This invention relates to electrical devices having arrays of pixels, for example liquid crystal displays or optical image sensors. The invention is particularly concerned with devices having arrays of pixels which are divided into sub-arrays.
In order to make possible the manufacture of large area arrays, it is known to form a device from a plurality of sub-arrays of pixels which are arranged beside each other in order to provide a large composite array. The known problem arises, both for image sensors and for displays, that it is desirable to disguise the join between the sub-arrays. Generally, this may be achieved in one of two ways. One possibility is to use sub-arrays which may be abutted together, whilst maintaining a uniform pixel pitch across the join. Obviously, this requires very accurate machining of the sub-arrays, particularly when the pixel dimensions are to be reduced to a minimum size, to increase the resolution of the device. Also, electrical connections to peripheral circuitry can not be made along abutting edges, restricting the number of sub-arrays that can be used. The alternative possibility is to employ an optical system, which enables the sub-arrays to be slightly spaced apart. The present invention concerns an optical solution to the problem of tiling a plurality of sub-arrays to enable the manufacture of a larger array.
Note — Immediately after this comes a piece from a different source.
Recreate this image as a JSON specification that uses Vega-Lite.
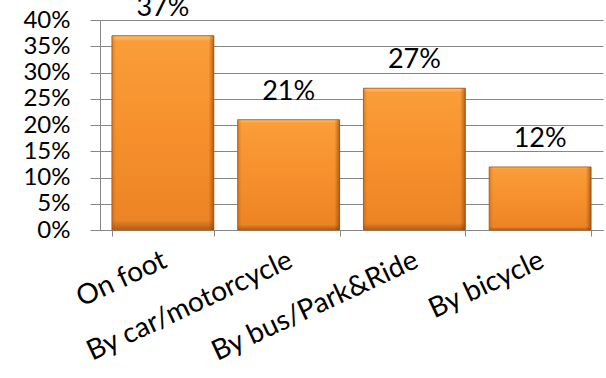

The basic principle underlying the use of an optical system to enable tiling of sub-arrays is that the optical system should provide an optical enlargement of each sub-array, so that the image of the sub-arrays produced by the optical system constitutes a uniform image, and the joins between the sub-arrays have been eliminated. In other words, in the case of a display, an enlarged view of the sub-arrays is viewed, and in the case of an image sensor, the image to be sensed is divided into portions which are reduced in size for sensing by the sub-arrays.
This basic concept of optical enlargement could, for example, suggest the use of the arrangement employed in a Galilean telescope, as represented schematically in FIG. 1. Three sub-arrays are represented as 10, 20 and 30, each having an associated diverging lens 11, 21, 31 and an associated converging lens 12, 22, 32. Such an arrangement can maintain parallel beams at the output of the converging lenses, whilst providing enlargement. However, the image seen from the viewing area VA is an enlarged virtual image of each sub-array 10, 20, 30. For a display, this presents the problem that the range of viewing angles may be limited, because viewing from different angles will result in some loss of the image at the boundaries, since these images are virtual and may be partially hidden by the lens apertures. In the case of an image sensor, imaging must take place at the real optical focus of the optical system, so the arrangement of FIG. 1 will only work if a supplementary optical system is provided to image the document at the virtual image plane.
U.S. Pat. No. 4,321,628 discloses an image scanning system in which a linear array of photosensitive elements is divided into sub-arrays which are spaced apart. Each sub-array is associated with a pair of converging lenses which effectively focus a non-inverted image of the sub-array onto a platen 10, where a document can be placed for scanning. The sensor arrangement of U.S. Pat. No. 4,321,628 requires converging lenses of sufficient power to produce a focused image of each entire sub-array at the platen, and this imposes a significant distance between the array and the document to be sensed. Size constraints are, of course, equally important in the case of displays where the overall depth of a display panel is to be maintained as small as possible.